ENTRIES SUPPLIED:
▬▬▬
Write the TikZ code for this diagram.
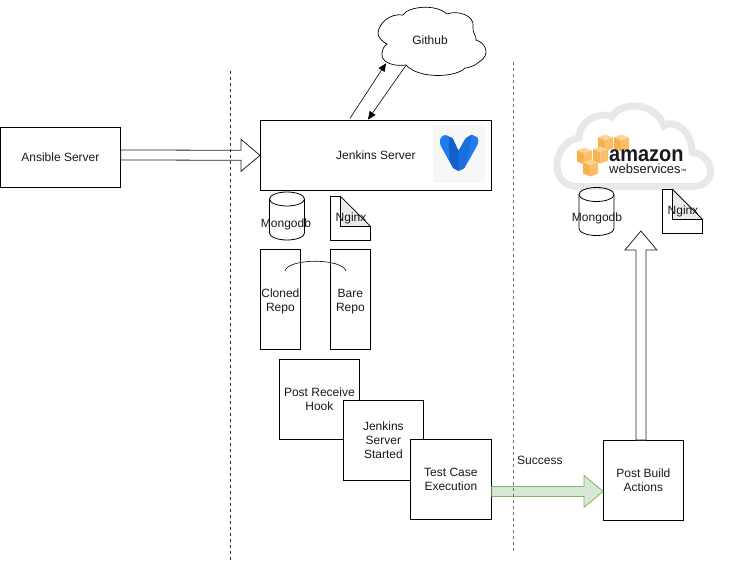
▬▬▬
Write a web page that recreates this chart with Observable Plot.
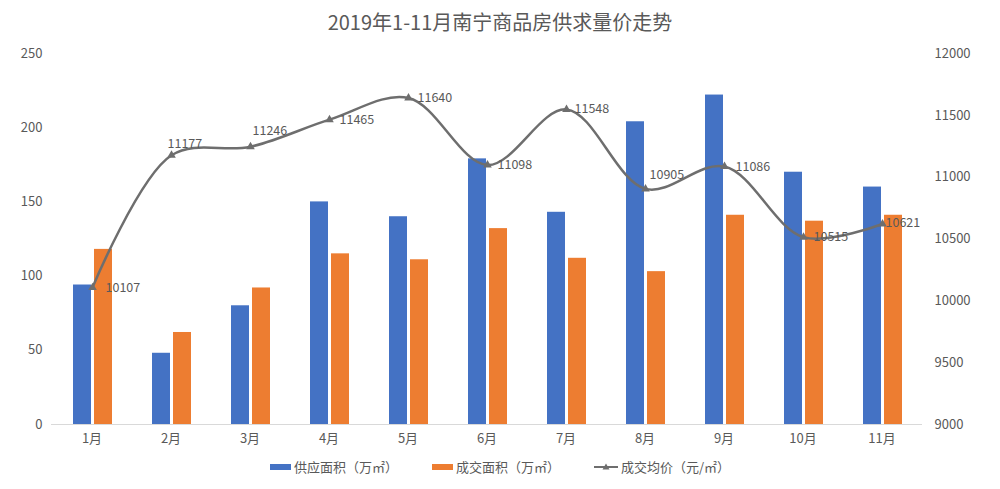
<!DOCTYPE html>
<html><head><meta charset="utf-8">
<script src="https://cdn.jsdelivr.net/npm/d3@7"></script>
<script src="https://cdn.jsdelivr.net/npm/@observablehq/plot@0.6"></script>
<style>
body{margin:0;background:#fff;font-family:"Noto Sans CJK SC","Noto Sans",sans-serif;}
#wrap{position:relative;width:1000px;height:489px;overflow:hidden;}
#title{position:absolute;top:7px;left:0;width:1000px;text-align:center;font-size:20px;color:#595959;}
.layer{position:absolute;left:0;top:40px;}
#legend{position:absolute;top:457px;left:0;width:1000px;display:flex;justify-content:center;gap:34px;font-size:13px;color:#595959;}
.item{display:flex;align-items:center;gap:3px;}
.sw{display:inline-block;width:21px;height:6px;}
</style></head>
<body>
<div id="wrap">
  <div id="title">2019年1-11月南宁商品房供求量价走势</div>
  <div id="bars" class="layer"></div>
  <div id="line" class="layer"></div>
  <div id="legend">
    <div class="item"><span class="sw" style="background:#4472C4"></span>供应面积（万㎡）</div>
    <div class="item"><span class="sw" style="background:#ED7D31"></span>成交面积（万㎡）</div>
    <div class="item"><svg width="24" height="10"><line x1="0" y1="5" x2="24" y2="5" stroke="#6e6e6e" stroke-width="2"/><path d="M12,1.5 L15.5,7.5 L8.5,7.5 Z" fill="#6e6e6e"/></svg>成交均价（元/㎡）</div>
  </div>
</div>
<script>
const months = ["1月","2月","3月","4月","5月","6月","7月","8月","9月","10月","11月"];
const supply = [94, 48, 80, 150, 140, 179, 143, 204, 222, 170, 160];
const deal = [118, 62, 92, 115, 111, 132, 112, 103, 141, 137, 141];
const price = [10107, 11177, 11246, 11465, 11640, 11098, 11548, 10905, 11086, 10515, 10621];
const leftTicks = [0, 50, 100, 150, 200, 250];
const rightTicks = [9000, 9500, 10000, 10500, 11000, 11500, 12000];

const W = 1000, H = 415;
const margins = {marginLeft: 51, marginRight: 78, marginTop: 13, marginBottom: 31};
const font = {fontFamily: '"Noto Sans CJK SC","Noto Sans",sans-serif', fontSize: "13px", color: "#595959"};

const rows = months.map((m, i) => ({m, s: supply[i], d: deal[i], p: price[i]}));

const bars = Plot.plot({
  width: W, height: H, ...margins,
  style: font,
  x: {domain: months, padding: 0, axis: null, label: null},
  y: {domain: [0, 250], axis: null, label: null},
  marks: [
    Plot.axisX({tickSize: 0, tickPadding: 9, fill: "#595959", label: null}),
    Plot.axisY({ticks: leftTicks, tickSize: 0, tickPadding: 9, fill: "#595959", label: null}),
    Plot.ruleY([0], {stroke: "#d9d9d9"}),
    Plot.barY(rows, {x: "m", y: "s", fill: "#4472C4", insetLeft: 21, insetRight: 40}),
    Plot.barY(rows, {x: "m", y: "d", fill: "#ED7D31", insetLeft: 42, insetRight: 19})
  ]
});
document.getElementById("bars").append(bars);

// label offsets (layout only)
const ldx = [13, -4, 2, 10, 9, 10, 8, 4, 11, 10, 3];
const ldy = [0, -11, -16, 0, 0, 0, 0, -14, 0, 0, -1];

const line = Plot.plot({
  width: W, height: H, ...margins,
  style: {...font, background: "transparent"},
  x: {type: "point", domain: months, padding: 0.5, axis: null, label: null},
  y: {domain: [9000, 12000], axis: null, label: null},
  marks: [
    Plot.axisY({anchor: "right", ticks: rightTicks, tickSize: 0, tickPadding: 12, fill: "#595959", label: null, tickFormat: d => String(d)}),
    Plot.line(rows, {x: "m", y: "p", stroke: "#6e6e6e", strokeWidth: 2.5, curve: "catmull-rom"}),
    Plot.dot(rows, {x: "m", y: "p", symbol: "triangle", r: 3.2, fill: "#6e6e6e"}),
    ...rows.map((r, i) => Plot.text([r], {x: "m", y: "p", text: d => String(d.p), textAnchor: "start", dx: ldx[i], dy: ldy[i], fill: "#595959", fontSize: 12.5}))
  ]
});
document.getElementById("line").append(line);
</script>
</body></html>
▬▬▬
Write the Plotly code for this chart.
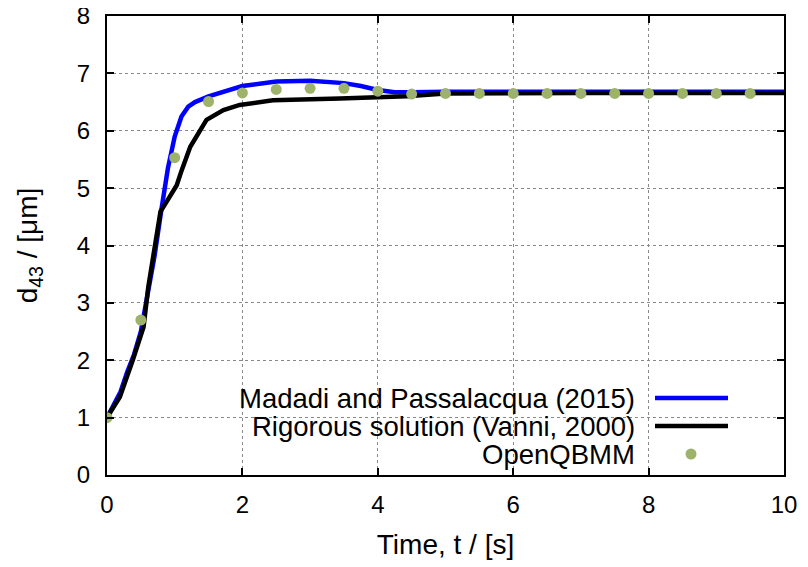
▬▬▬
Transcribe only the lines above that start at the line containing "Write a web" and end at the line containing "11000, 11500, 12000];". Omit pictures.

Write a web page that recreates this chart with Observable Plot.
<!DOCTYPE html>
<html><head><meta charset="utf-8">
<script src="https://cdn.jsdelivr.net/npm/d3@7"></script>
<script src="https://cdn.jsdelivr.net/npm/@observablehq/plot@0.6"></script>
<style>
body{margin:0;background:#fff;font-family:"Noto Sans CJK SC","Noto Sans",sans-serif;}
#wrap{position:relative;width:1000px;height:489px;overflow:hidden;}
#title{position:absolute;top:7px;left:0;width:1000px;text-align:center;font-size:20px;color:#595959;}
.layer{position:absolute;left:0;top:40px;}
#legend{position:absolute;top:457px;left:0;width:1000px;display:flex;justify-content:center;gap:34px;font-size:13px;color:#595959;}
.item{display:flex;align-items:center;gap:3px;}
.sw{display:inline-block;width:21px;height:6px;}
</style></head>
<body>
<div id="wrap">
  <div id="title">2019年1-11月南宁商品房供求量价走势</div>
  <div id="bars" class="layer"></div>
  <div id="line" class="layer"></div>
  <div id="legend">
    <div class="item"><span class="sw" style="background:#4472C4"></span>供应面积（万㎡）</div>
    <div class="item"><span class="sw" style="background:#ED7D31"></span>成交面积（万㎡）</div>
    <div class="item"><svg width="24" height="10"><line x1="0" y1="5" x2="24" y2="5" stroke="#6e6e6e" stroke-width="2"/><path d="M12,1.5 L15.5,7.5 L8.5,7.5 Z" fill="#6e6e6e"/></svg>成交均价（元/㎡）</div>
  </div>
</div>
<script>
const months = ["1月","2月","3月","4月","5月","6月","7月","8月","9月","10月","11月"];
const supply = [94, 48, 80, 150, 140, 179, 143, 204, 222, 170, 160];
const deal = [118, 62, 92, 115, 111, 132, 112, 103, 141, 137, 141];
const price = [10107, 11177, 11246, 11465, 11640, 11098, 11548, 10905, 11086, 10515, 10621];
const leftTicks = [0, 50, 100, 150, 200, 250];
const rightTicks = [9000, 9500, 10000, 10500, 11000, 11500, 12000];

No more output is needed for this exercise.